══ Source data

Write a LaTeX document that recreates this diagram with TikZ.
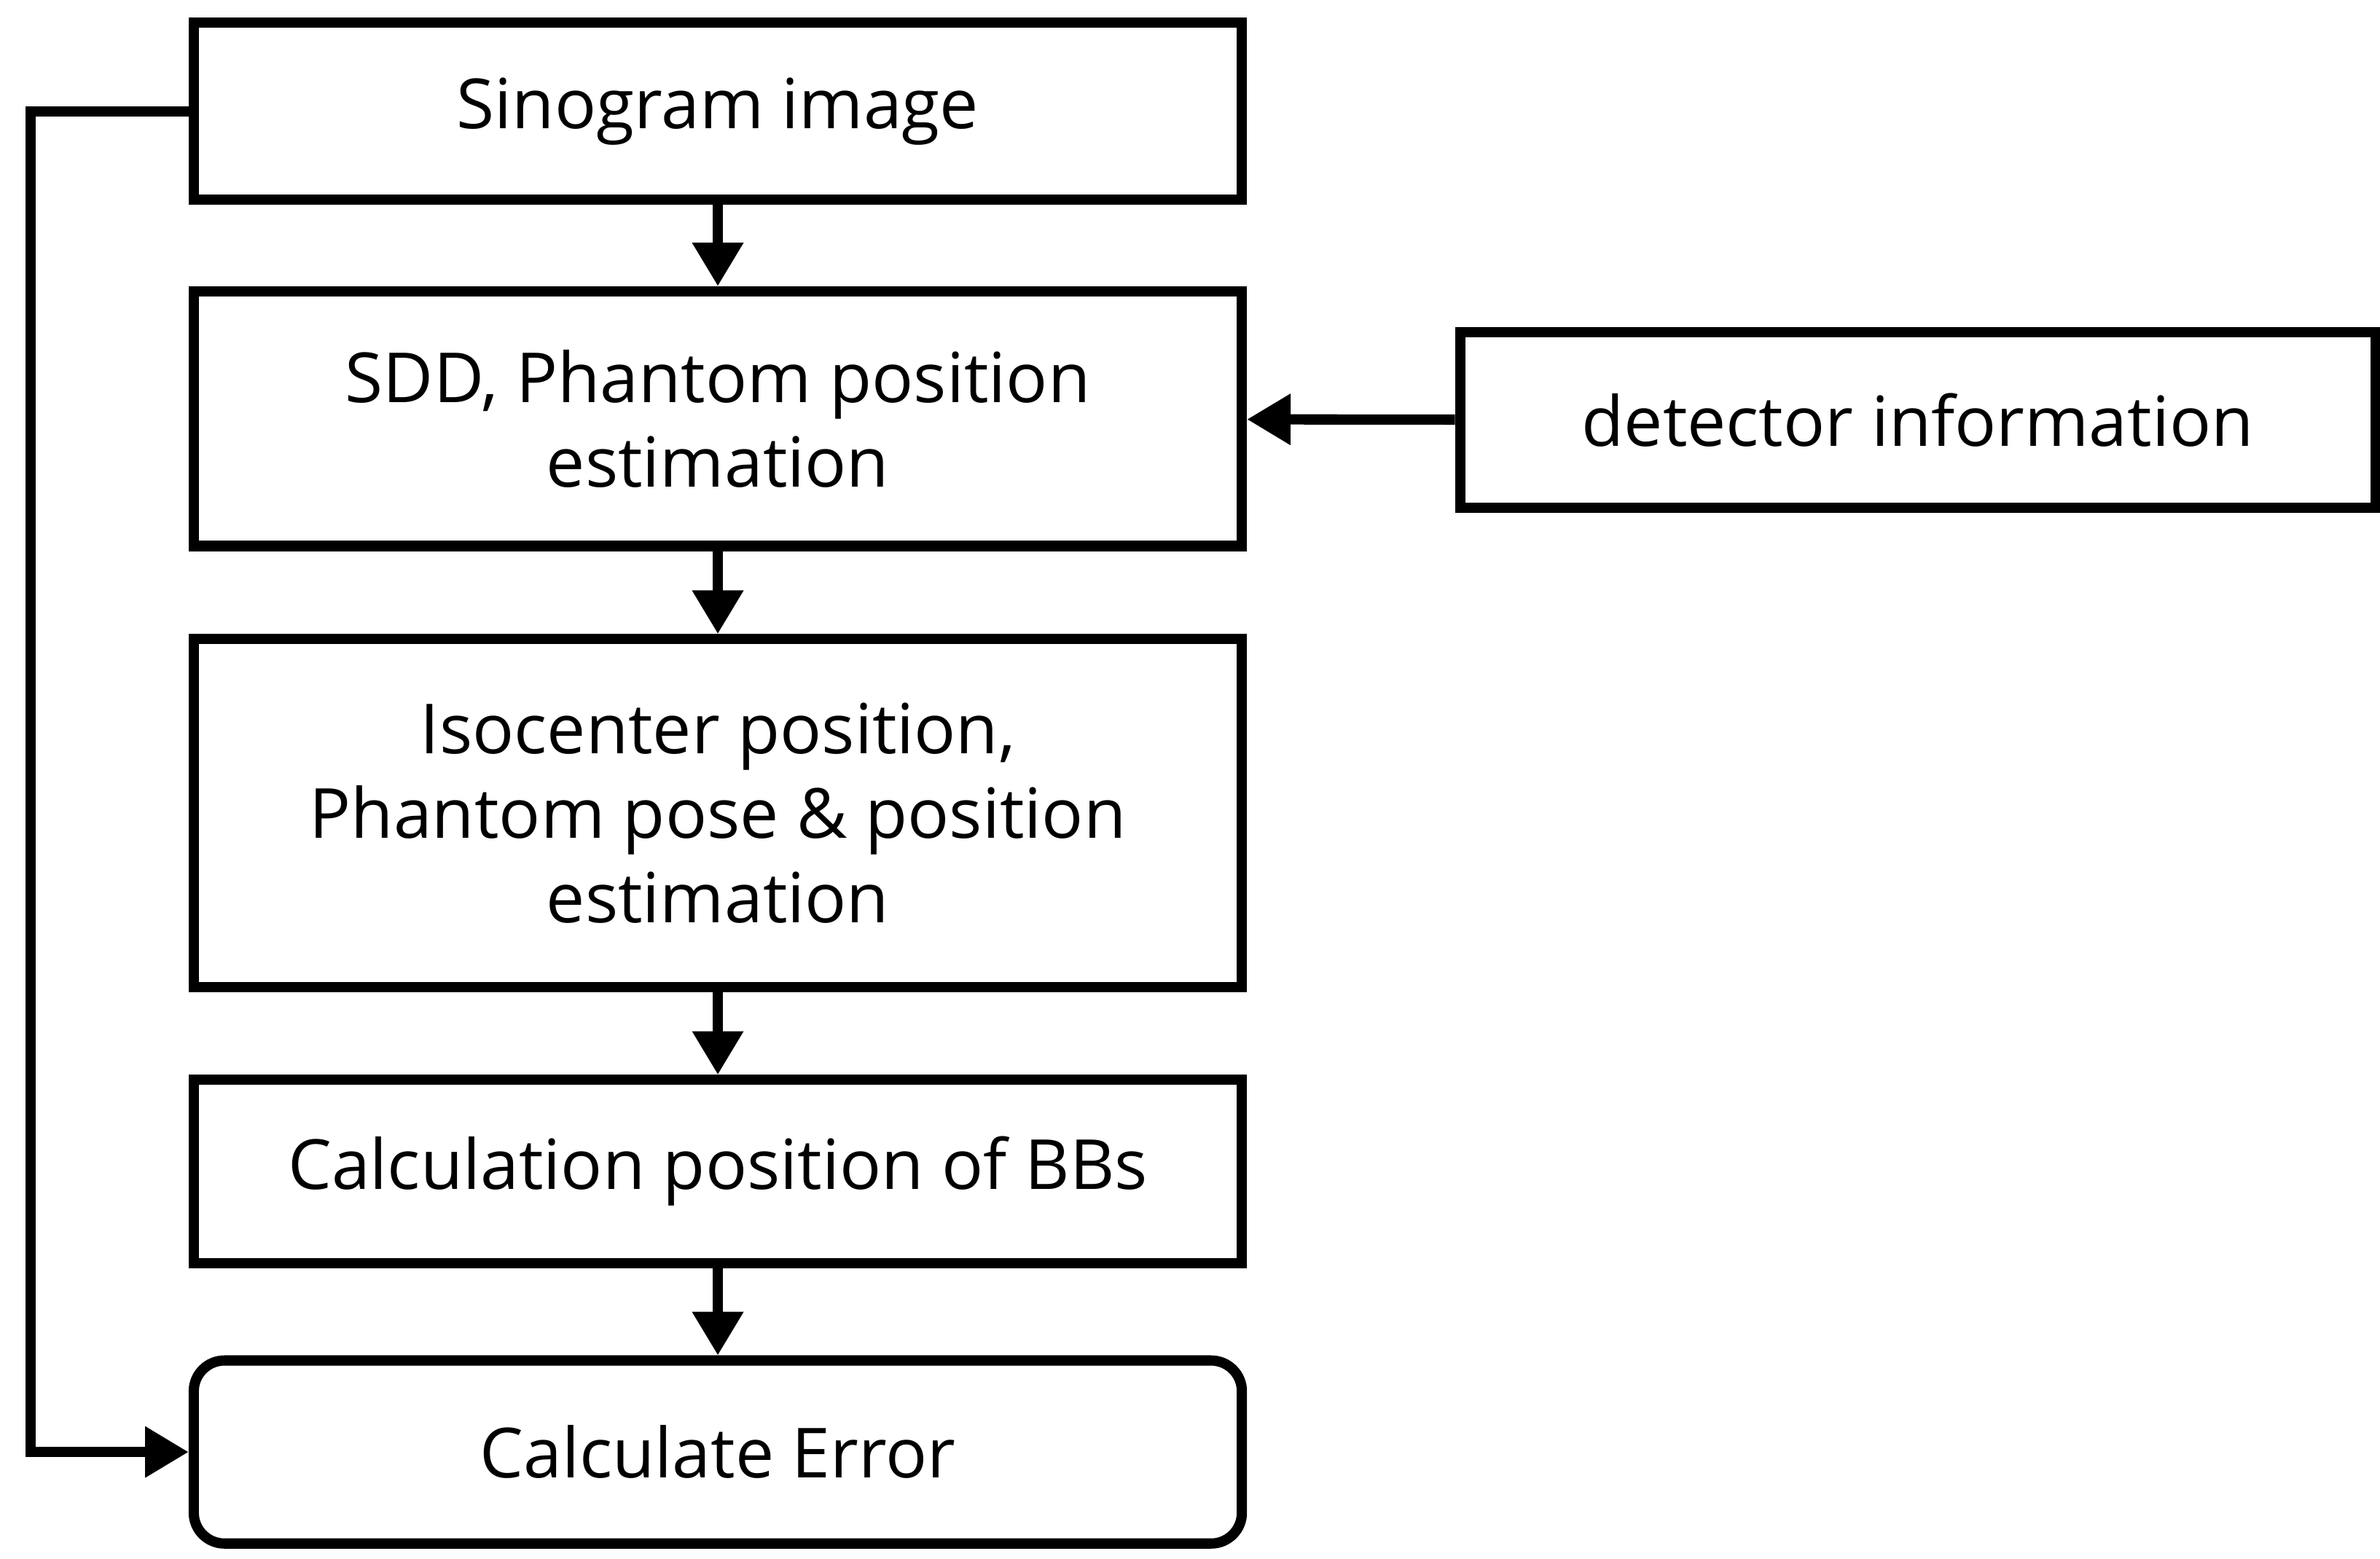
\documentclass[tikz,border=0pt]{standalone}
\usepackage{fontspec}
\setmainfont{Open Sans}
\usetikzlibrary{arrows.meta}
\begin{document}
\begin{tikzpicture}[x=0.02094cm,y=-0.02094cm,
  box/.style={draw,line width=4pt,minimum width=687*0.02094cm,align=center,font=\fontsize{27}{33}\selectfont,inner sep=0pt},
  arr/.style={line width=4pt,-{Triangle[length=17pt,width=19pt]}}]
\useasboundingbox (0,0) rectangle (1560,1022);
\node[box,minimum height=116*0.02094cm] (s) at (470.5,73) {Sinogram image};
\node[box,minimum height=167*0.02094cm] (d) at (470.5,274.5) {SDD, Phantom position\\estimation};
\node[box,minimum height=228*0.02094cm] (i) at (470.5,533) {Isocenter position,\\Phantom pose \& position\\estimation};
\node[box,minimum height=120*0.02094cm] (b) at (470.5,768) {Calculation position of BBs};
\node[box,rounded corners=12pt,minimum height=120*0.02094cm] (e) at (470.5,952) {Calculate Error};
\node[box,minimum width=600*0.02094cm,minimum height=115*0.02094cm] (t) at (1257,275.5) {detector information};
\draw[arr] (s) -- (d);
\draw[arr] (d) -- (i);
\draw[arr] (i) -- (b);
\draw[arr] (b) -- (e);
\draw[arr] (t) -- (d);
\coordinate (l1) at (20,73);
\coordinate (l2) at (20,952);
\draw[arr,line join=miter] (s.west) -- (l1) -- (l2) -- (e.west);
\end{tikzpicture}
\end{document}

════
══ Source data

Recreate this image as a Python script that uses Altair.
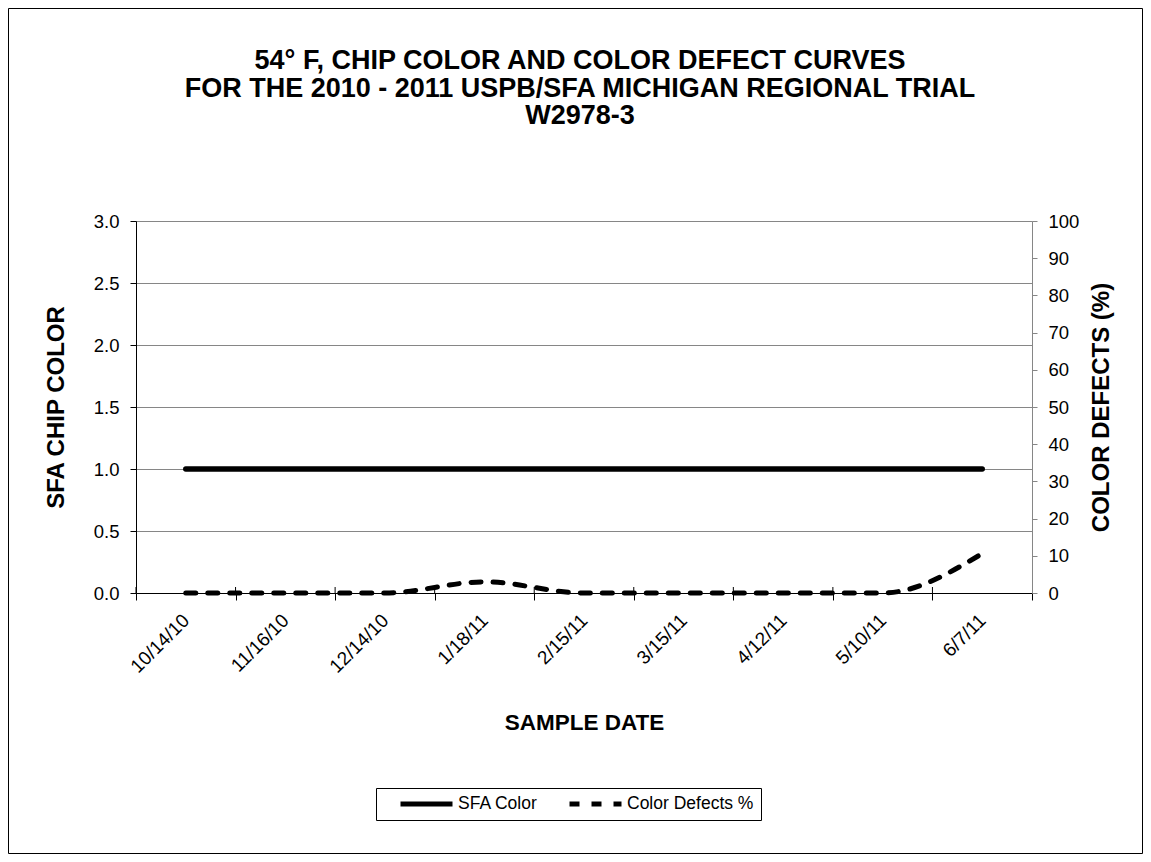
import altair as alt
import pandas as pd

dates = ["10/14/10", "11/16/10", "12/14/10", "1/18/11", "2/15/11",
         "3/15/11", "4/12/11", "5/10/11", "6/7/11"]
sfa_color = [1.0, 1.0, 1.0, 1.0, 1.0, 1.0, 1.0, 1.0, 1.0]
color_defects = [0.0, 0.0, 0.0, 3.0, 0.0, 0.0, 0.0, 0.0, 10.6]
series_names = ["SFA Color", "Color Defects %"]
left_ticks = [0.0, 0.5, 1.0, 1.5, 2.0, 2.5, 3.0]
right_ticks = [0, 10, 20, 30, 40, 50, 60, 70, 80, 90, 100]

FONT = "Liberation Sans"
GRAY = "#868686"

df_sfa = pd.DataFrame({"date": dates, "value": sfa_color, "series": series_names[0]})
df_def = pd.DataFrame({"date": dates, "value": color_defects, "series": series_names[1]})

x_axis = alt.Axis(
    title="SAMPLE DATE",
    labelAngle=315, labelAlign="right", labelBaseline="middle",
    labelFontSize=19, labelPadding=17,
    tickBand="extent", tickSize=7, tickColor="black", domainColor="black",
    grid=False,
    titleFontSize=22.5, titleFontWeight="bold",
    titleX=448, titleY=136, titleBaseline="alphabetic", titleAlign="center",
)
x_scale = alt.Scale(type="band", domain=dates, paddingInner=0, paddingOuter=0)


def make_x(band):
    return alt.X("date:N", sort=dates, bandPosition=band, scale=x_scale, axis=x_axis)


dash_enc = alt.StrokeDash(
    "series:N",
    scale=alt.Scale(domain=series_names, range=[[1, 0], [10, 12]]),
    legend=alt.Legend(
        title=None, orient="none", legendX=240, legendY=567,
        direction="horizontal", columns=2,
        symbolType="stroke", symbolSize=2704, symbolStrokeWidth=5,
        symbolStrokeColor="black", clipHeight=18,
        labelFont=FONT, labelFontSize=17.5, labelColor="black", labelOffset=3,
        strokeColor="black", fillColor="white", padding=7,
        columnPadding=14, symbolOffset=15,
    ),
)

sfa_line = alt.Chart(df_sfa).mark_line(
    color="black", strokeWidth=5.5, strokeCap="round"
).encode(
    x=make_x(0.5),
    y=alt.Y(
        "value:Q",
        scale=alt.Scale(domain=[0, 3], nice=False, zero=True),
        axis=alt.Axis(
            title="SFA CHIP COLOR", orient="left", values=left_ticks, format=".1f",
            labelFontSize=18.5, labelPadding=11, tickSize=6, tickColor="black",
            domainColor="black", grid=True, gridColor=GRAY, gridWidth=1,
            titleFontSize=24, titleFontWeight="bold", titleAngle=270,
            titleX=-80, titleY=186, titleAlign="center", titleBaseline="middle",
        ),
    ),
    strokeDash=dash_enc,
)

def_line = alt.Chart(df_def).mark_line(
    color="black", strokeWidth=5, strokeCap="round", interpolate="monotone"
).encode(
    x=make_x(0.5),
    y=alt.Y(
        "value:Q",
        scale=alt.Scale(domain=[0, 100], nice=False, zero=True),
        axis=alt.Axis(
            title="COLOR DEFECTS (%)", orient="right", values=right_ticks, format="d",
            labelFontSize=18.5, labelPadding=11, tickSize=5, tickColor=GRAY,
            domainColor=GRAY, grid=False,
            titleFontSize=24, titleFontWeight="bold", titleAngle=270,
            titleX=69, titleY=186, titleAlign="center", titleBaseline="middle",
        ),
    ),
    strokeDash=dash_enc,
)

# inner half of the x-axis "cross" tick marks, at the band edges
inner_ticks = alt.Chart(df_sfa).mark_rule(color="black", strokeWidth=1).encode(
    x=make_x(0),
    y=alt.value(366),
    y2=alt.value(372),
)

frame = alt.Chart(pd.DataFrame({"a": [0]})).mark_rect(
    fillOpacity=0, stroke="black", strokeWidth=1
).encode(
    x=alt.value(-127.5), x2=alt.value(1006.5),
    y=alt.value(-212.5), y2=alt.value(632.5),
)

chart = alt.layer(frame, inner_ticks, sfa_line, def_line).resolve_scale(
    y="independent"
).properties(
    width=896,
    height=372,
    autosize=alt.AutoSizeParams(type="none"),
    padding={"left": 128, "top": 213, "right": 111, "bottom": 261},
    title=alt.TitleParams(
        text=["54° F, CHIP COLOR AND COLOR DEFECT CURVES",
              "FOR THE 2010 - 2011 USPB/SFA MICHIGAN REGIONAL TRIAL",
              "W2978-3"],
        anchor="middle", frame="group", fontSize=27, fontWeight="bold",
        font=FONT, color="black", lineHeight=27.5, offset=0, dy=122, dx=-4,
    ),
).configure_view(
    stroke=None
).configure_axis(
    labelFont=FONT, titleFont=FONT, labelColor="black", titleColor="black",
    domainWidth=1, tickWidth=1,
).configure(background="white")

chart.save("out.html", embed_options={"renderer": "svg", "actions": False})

════

**Exercise requirements**: Check each line of the listing above for the string "this", then report only how many lines have it.

**Task result**: 2